Online parameter estimation is a critical aspect of sensorless control in induction motors. Sensorless control refers to the operation of a motor without using physical sensors like encoders or resolvers to directly measure motor variables such as rotor speed, position, or current. Instead, sensorless control relies on algorithms and techniques to estimate these variables using available measurements and mathematical models.
Induction motors are commonly used in various industrial applications due to their simplicity and robustness. In sensorless control, the goal is to eliminate the need for additional sensors, which can reduce costs, increase reliability, and simplify the overall system design. However, to achieve accurate control without sensors, it's essential to have a good understanding of the motor's parameters, which include parameters like stator resistance, rotor resistance, stator inductance, rotor inductance, and friction.

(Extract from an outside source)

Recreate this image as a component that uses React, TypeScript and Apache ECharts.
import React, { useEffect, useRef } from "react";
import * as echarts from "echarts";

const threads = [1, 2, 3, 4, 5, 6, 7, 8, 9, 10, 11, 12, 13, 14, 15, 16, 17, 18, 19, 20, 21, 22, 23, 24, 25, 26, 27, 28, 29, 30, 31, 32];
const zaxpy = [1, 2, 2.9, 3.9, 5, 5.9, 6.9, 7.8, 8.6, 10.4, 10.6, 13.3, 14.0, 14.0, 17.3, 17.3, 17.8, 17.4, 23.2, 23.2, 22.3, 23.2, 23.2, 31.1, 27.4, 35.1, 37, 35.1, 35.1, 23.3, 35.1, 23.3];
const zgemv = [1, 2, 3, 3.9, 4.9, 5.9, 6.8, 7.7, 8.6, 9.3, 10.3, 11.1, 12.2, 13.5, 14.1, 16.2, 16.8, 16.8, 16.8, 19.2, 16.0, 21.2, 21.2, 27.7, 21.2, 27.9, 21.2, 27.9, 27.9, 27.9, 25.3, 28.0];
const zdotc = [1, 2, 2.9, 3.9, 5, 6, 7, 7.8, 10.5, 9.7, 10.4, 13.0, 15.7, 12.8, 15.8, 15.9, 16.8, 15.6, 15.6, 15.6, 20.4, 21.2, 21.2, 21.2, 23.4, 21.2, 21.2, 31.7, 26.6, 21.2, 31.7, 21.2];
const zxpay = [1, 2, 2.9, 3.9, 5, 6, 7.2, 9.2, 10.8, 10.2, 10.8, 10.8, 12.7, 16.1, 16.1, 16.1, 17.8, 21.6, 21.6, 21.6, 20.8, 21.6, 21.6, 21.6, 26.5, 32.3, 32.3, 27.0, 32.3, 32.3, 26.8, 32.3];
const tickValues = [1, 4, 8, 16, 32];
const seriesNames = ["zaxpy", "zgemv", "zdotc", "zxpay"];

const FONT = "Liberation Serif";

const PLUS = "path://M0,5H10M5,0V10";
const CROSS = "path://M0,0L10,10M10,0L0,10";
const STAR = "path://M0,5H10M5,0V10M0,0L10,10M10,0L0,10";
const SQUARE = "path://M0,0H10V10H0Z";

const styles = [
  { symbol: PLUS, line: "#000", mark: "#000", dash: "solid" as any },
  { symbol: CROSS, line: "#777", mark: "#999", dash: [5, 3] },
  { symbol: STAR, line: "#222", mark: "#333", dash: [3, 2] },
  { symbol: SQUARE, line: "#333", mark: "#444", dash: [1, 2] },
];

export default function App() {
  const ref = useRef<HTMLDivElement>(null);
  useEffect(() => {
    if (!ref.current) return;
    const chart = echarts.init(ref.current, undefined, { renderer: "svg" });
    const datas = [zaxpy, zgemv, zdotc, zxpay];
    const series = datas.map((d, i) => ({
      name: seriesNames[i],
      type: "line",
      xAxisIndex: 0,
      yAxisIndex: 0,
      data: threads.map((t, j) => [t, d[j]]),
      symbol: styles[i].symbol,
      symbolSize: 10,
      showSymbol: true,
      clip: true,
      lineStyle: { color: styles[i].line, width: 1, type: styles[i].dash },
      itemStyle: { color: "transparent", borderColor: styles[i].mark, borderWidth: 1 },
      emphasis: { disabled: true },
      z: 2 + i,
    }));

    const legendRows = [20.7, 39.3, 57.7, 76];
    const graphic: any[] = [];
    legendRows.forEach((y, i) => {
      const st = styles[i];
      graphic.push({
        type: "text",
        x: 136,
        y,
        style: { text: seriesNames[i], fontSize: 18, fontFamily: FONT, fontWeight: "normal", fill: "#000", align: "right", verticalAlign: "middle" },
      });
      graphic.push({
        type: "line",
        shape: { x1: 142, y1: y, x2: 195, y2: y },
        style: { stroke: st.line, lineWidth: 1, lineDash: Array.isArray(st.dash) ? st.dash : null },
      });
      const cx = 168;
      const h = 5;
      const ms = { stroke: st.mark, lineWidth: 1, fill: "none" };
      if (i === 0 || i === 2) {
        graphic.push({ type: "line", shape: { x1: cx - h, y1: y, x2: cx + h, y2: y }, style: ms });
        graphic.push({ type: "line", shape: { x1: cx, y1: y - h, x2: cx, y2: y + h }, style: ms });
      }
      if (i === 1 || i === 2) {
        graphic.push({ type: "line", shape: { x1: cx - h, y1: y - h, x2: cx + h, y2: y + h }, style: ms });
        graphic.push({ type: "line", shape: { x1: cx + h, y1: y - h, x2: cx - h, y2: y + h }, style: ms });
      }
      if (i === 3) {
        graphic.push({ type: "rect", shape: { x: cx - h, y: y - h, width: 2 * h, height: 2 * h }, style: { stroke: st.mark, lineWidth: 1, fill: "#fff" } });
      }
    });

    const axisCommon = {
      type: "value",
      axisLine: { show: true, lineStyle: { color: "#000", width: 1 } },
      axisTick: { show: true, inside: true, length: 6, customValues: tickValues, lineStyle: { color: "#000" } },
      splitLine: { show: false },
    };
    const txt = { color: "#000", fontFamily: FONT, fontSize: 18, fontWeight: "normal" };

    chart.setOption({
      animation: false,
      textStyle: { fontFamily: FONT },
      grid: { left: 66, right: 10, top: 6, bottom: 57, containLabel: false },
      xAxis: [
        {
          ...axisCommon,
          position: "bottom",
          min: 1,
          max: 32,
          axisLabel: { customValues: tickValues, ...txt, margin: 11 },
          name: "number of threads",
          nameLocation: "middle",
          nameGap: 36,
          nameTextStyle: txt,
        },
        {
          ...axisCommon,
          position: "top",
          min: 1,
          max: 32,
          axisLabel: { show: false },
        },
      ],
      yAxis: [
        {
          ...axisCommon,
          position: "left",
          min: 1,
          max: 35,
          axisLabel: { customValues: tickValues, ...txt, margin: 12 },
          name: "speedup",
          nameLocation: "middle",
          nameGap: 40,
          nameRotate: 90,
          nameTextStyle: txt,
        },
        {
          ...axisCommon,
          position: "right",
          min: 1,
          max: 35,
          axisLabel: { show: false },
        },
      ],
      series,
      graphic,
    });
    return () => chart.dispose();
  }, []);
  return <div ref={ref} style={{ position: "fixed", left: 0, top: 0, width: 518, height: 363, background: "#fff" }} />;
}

Online parameter estimation involves continuously updating these motor parameters during the motor's operation to compensate for any changes that may occur due to factors like temperature variations, aging, or mechanical wear. Here's how the process generally works in the context of induction motor control:
Model-based Estimation: Sensorless control algorithms typically rely on mathematical models of the motor's behavior. These models describe the relationships between motor variables, such as currents, voltages, and speeds. Initially, the motor's parameters are set to nominal values based on manufacturer specifications.
Observer Design: An observer, often referred to as an Extended Kalman Filter (EKF) or an Adaptive Observer, is designed based on the motor model and the available measurements. This observer utilizes the model equations and the measured quantities (usually voltage and current) to estimate the unmeasured variables, such as rotor speed and position.

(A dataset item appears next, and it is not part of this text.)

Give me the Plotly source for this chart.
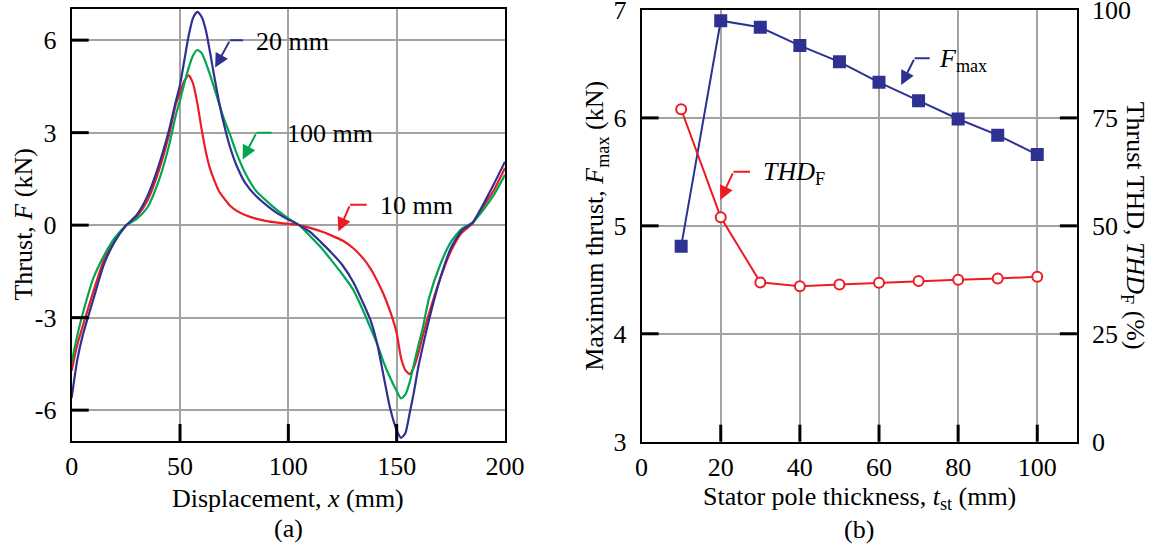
import plotly.graph_objects as go

# ---------------- (a) thrust waveforms versus displacement ----------------
x_disp = [0, 2.5, 5, 10, 15, 20, 25, 30, 35, 40, 45, 48, 50, 52, 54, 56, 58, 60,
          62, 64, 66, 68, 70, 73, 76, 80, 85, 90, 95, 100, 105, 110, 115, 120,
          125, 130, 135, 138, 141, 144, 147, 150, 152, 154, 156, 158, 160, 162,
          165, 170, 175, 180, 185, 190, 195, 200]

thrust_20mm = [-5.6, -4.4, -3.6, -2.4, -1.25, -0.52, -0.02, 0.33, 0.95, 1.9, 3.1,
               4.0, 4.55, 5.35, 6.15, 6.72, 6.92, 6.75, 6.3, 5.55, 4.75, 4.0, 3.35,
               2.55, 1.95, 1.38, 0.95, 0.64, 0.38, 0.18, 0.0, -0.22, -0.55, -0.9,
               -1.3, -1.85, -2.6, -3.1, -3.85, -4.9, -5.95, -6.65, -6.9, -6.75,
               -6.1, -5.4, -4.6, -3.95, -3.05, -1.75, -0.75, -0.18, 0.08, 0.68,
               1.35, 2.06]

thrust_100mm = [-4.45, -3.6, -2.9, -1.72, -0.98, -0.4, -0.02, 0.2, 0.58, 1.4, 2.6,
                3.55, 4.05, 4.6, 5.1, 5.5, 5.68, 5.58, 5.25, 4.85, 4.4, 3.95, 3.5,
                2.95, 2.35, 1.7, 1.12, 0.78, 0.48, 0.22, 0.0, -0.35, -0.72, -1.15,
                -1.6, -2.1, -2.85, -3.35, -3.85, -4.45, -4.95, -5.38, -5.62, -5.5,
                -5.1, -4.5, -3.9, -3.35, -2.35, -1.3, -0.55, -0.12, 0.08, 0.5,
                1.0, 1.63]

thrust_10mm = [-4.72, -3.9, -3.3, -2.15, -1.1, -0.46, -0.02, 0.28, 0.8, 1.72, 2.95,
               3.9, 4.3, 4.68, 4.86, 4.6, 3.95, 3.1, 2.35, 1.8, 1.42, 1.1, 0.9,
               0.64, 0.47, 0.33, 0.21, 0.13, 0.08, 0.04, 0.0, -0.09, -0.2, -0.34,
               -0.5, -0.75, -1.12, -1.42, -1.8, -2.25, -2.8, -3.5, -4.3, -4.7,
               -4.83, -4.6, -4.15, -3.6, -2.85, -1.75, -0.85, -0.25, 0.05, 0.6,
               1.15, 1.85]

# ---------------- (b) maximum thrust and THD versus pole thickness ----------------
t_st = [10, 20, 30, 40, 50, 60, 70, 80, 90, 100]
f_max = [4.81, 6.90, 6.84, 6.67, 6.52, 6.33, 6.16, 5.99, 5.84, 5.66]
thd_f = [77.0, 52.0, 36.9, 36.0, 36.4, 36.8, 37.2, 37.5, 37.8, 38.2]

# tick labels
ya_vals = [-6, -3, 0, 3, 6]
ya_text = ["-6", "-3", "0", "3", "6"]
xa_vals = [0, 50, 100, 150, 200]
xb_vals = [0, 20, 40, 60, 80, 100]
yb_vals = [3, 4, 5, 6, 7]
yc_vals = [0, 25, 50, 75, 100]

BLUE = "#2E3192"
GREEN = "#00A651"
RED = "#ED1C24"
GRID = "#a3a3a3"
FONT = "Liberation Serif"
FS = 26
W, H = 1149, 548
TICK_PX = 17

XA_DOM, YA_DOM = [0.0624, 0.4395], [0.1953, 0.983]
XB_DOM, YB_DOM = [0.5584, 0.9372], [0.194, 0.9818]
XA_RNG, YA_RNG = [0, 200], [-7, 7]
XB_RNG, YB_RNG, YC_RNG = [0, 110], [3, 7], [0, 100]


def to_paper(v, rng, dom):
    """Map an axis value onto paper coordinates through the axis range and domain."""
    return dom[0] + (v - rng[0]) / (rng[1] - rng[0]) * (dom[1] - dom[0])


fig = go.Figure()

for ys, col in [(thrust_10mm, RED), (thrust_100mm, GREEN), (thrust_20mm, BLUE)]:
    fig.add_trace(go.Scatter(x=x_disp, y=ys, mode="lines", xaxis="x", yaxis="y",
                             line=dict(color=col, width=2.2, shape="spline", smoothing=0.6),
                             showlegend=False, hoverinfo="skip"))

fig.add_trace(go.Scatter(x=t_st, y=f_max, mode="lines+markers", xaxis="x2", yaxis="y2",
                         line=dict(color=BLUE, width=2),
                         marker=dict(symbol="square", size=13, color=BLUE),
                         showlegend=False))
fig.add_trace(go.Scatter(x=t_st, y=thd_f, mode="lines+markers", xaxis="x2", yaxis="y3",
                         line=dict(color=RED, width=2),
                         marker=dict(symbol="circle", size=10, color="white",
                                     line=dict(color=RED, width=2)),
                         showlegend=False))

axis_common = dict(showline=True, linecolor="black", linewidth=2, ticks="",
                   zeroline=False, gridcolor=GRID, gridwidth=1.5, automargin=False,
                   ticklabeloverflow="allow",
                   tickfont=dict(family=FONT, size=FS, color="black"))

fig.update_layout(
    template="none",
    width=W, height=H,
    margin=dict(l=0, r=0, t=0, b=0, pad=0),
    paper_bgcolor="white", plot_bgcolor="white",
    font=dict(family=FONT, size=FS, color="black"),
    xaxis=dict(domain=XA_DOM, range=XA_RNG, anchor="y", tickvals=xa_vals,
               mirror=True, showgrid=True, ticklabelstandoff=1, **axis_common),
    yaxis=dict(domain=YA_DOM, range=YA_RNG, anchor="x", tickvals=ya_vals,
               ticktext=ya_text, mirror=True, showgrid=True, ticklabelstandoff=8,
               **axis_common),
    xaxis2=dict(domain=XB_DOM, range=XB_RNG, anchor="y2", tickvals=xb_vals,
                mirror=True, showgrid=True, ticklabelstandoff=1, **axis_common),
    yaxis2=dict(domain=YB_DOM, range=YB_RNG, anchor="x2", tickvals=yb_vals,
                showgrid=True, ticklabelstandoff=8, **axis_common),
    yaxis3=dict(range=YC_RNG, anchor="x2", overlaying="y2", side="right",
                tickvals=yc_vals, showgrid=False, ticklabelstandoff=8, **axis_common),
)

# inward tick marks, drawn on the paper so they sit above the grid
tick_line = dict(color="#000000", width=3)
dx, dy = TICK_PX / W, TICK_PX / H
tick_shapes = []
for v in ya_vals:
    p = to_paper(v, YA_RNG, YA_DOM)
    tick_shapes.append((XA_DOM[0], XA_DOM[0] + dx, p, p))
for v in xa_vals[1:-1]:
    p = to_paper(v, XA_RNG, XA_DOM)
    tick_shapes.append((p, p, YA_DOM[0], YA_DOM[0] + dy))
for v in yb_vals[1:-1]:
    p = to_paper(v, YB_RNG, YB_DOM)
    tick_shapes.append((XB_DOM[0], XB_DOM[0] + dx, p, p))
for v in yc_vals[1:-1]:
    p = to_paper(v, YC_RNG, YB_DOM)
    tick_shapes.append((XB_DOM[1] - dx, XB_DOM[1], p, p))
for v in xb_vals[1:]:
    p = to_paper(v, XB_RNG, XB_DOM)
    tick_shapes.append((p, p, YB_DOM[0], YB_DOM[0] + dy))
for x0, x1, y0, y1 in tick_shapes:
    fig.add_shape(type="line", xref="paper", yref="paper", x0=x0, x1=x1, y0=y0, y1=y1,
                  line=tick_line, layer="above")

# callout leaders: short horizontal stroke plus an arrow
callouts = [
    # (xref, yref, x0, x1, y_h, tip_x, tip_y, colour)
    ("x", "y", 73.1, 79.1, 6.0, 66.2, 5.11, BLUE),
    ("x", "y", 85.3, 92.2, 3.0, 78.9, 2.13, GREEN),
    ("x", "y", 128.5, 136.2, 0.66, 123.1, -0.21, RED),
    ("x2", "y2", 69.0, 72.8, 6.552, 65.6, 6.305, BLUE),
    ("x2", "y3", 23.2, 27.4, 62.5, 19.9, 56.0, RED),
]
for xr, yr, x0, x1, yh, tx, ty, col in callouts:
    fig.add_shape(type="line", xref=xr, yref=yr, x0=x0, x1=x1, y0=yh, y1=yh,
                  line=dict(color=col, width=2))
    fig.add_annotation(xref=xr, yref=yr, axref=xr, ayref=yr, x=tx, y=ty, ax=x0, ay=yh,
                       text="", showarrow=True, arrowhead=2, arrowsize=1.4,
                       arrowwidth=2, arrowcolor=col)

labels = [
    ("x", "y", 84.2, 5.95, "20 mm"),
    ("x", "y", 98.5, 2.96, "100 mm"),
    ("x", "y", 141.6, 0.64, "10 mm"),
    ("x2", "y2", 74.7, 6.537, "<i>F</i><sub>max</sub>"),
    ("x2", "y3", 30.2, 62.2, "<i>THD</i><sub>F</sub>"),
]
for xr, yr, x, y, txt in labels:
    fig.add_annotation(xref=xr, yref=yr, x=x, y=y, text=txt, showarrow=False,
                       xanchor="left", yanchor="middle",
                       font=dict(family=FONT, size=FS, color="black"))

titles = [
    (0.2509, 0.0912, 0, "Displacement, <i>x</i> (mm)"),
    (0.2509, 0.0356, 0, "(a)"),
    (0.7478, 0.0912, 0, "Stator pole thickness, <i>t</i><sub>st</sub> (mm)"),
    (0.7478, 0.0330, 0, "(b)"),
    (0.0196, 0.5894, -90, "Thrust, <i>F</i> (kN)"),
    (0.5187, 0.5880, -90, "Maximum thrust, <i>F</i><sub>max</sub> (kN)"),
    (0.9870, 0.5880, 90, "Thrust THD, <i>THD</i><sub>F</sub> (%)"),
]
for x, y, ang, txt in titles:
    fig.add_annotation(xref="paper", yref="paper", x=x, y=y, text=txt, showarrow=False,
                       textangle=ang, xanchor="center", yanchor="middle",
                       font=dict(family=FONT, size=FS, color="black"))

fig.write_html("out.html")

Estimation Update: During operation, the observer continuously updates its estimates of the motor's internal variables. As the motor operates, discrepancies between the model's predictions and the actual measurements become apparent. These discrepancies are used to adjust the estimated parameter values.
Parameter Adaptation: The online parameter estimation algorithm adjusts the motor's parameter values in response to the discrepancies observed between the estimated and measured variables. This adaptation process helps the control system account for changes in the motor's behavior over time.
Convergence and Stability: The adaptation process is designed to converge gradually to the true parameter values while maintaining stability and control performance. Excessive adaptation rates or instability can lead to control system instability or inaccurate estimations.
Challenges: Online parameter estimation faces challenges such as noise in measurements, model inaccuracies, and the need for careful tuning of observer and adaptation parameters. These challenges require robust algorithm design and thorough testing to ensure accurate and reliable sensorless control.
In summary, online parameter estimation is a key enabler of sensorless control in induction motors. By continuously updating the motor parameters based on real-time measurements and mathematical models, the control system can accurately estimate crucial variables like rotor speed and position, allowing for effective control without the need for physical sensors.